I was trying to scan quite a big stack of documents in Brother's MFC-J435W multifunctional device and I was hitting some driver error after couple of pages. What made whole affair annoying wasn't the error. It was the fact that scanner would continue pulling pages. That made it impossible to easily continue scanning of nonfailed batch.
Proper behavior is to stop pulling new pages in case of an error. No programmer (and let's face it, firmware and driver programmers are ones deciding about this) would think to continue printing after paper jam. Why would they think that pulling paper after scan has failed is any different? If something fails, stop the feeder!

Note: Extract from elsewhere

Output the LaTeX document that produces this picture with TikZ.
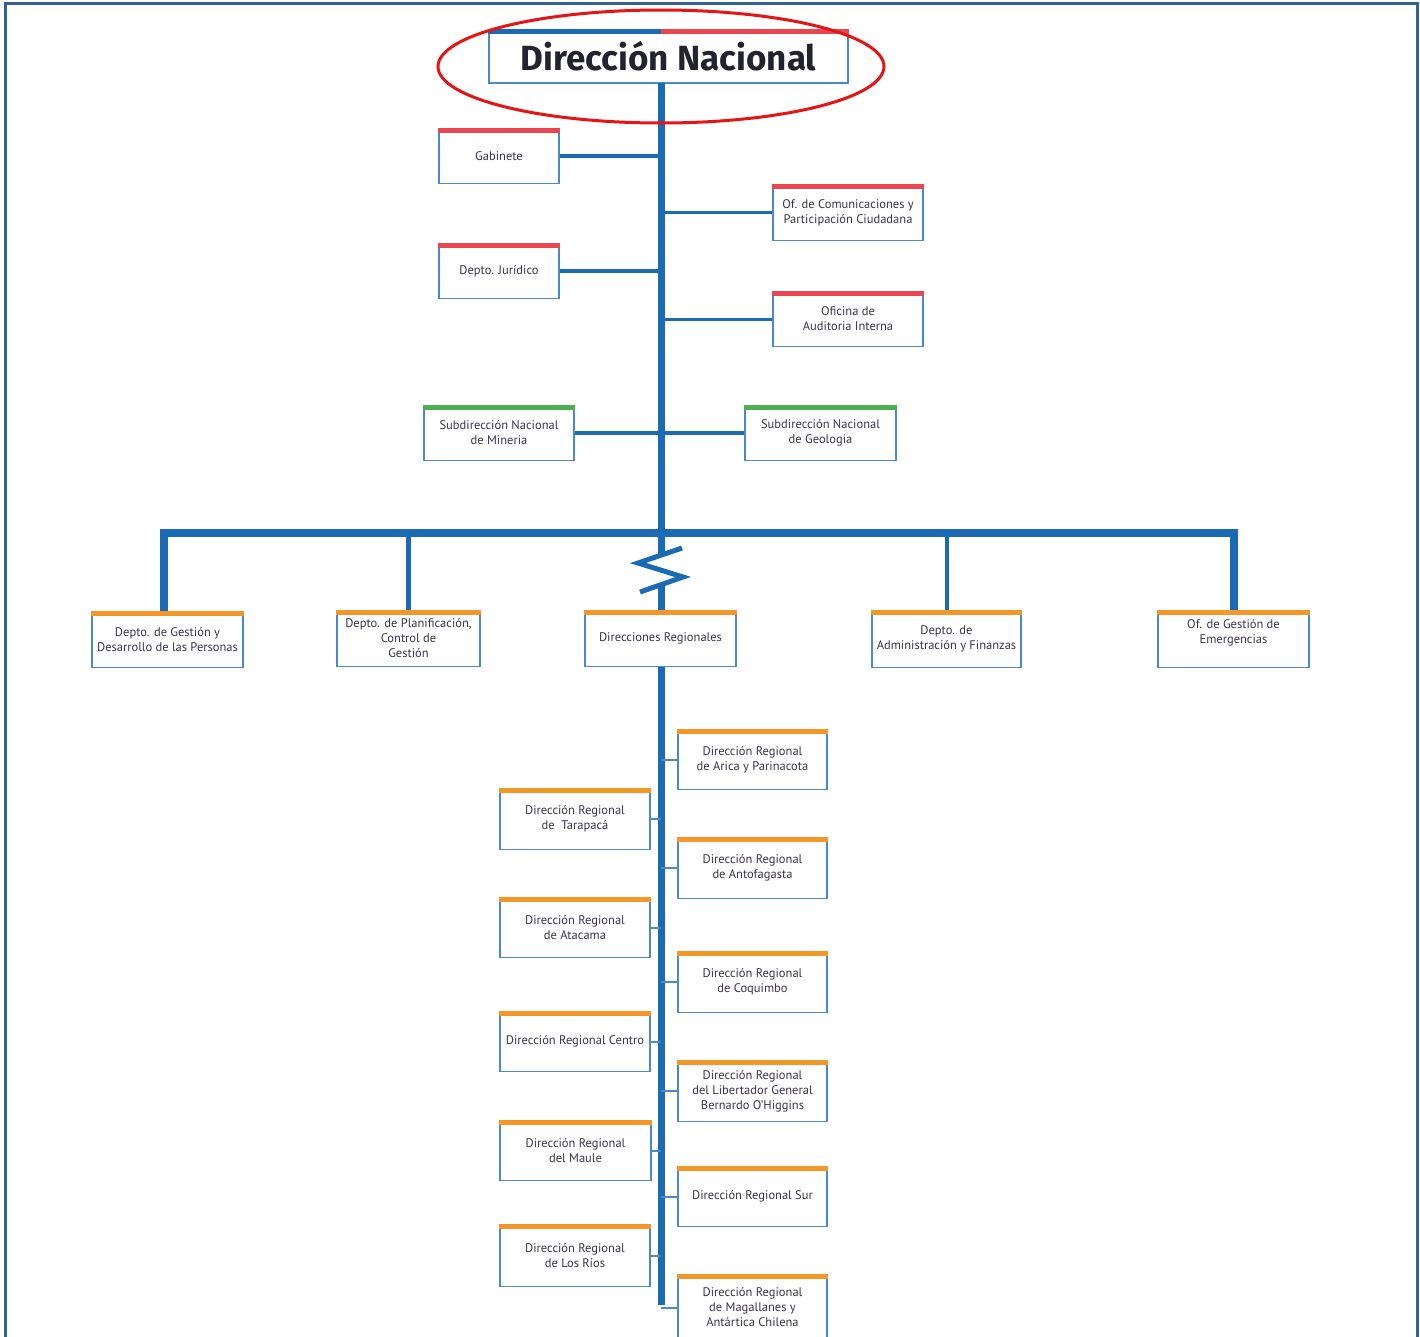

Since printer was on for a long time I figured that quick reboot would make it work properly. First I was asked some stupid question about losing all fax data even though I haven't used fax functionality on it. If you are going to stop user action with question, first check whether question is even necessary!
And, guess what, feeder starts working upon startup and picks each and every one of your papers through. For what purpose is this? And don't tell me it is to verify feeder. Of what possible use is information that feeder is not working during startup?
Whether feeder is functional or not matters only when user attempts to use it. At that time you can do quick self-test if you really must. However, you might as well actually use feeder and scan pages. If you retrieve data and move pages through, it works. Yep, you can do self-test and actual work at the same time.
I find current behavior very annoying because somebody had to write code in order to make product worse. If they were lazy and made no effort to write verification procedure and include it in startup, everything would be fine.
Writing code is not hard. Knowing when to stop is.
PS: While I use Brother's device as an example, most other devices make the same unnecessary check.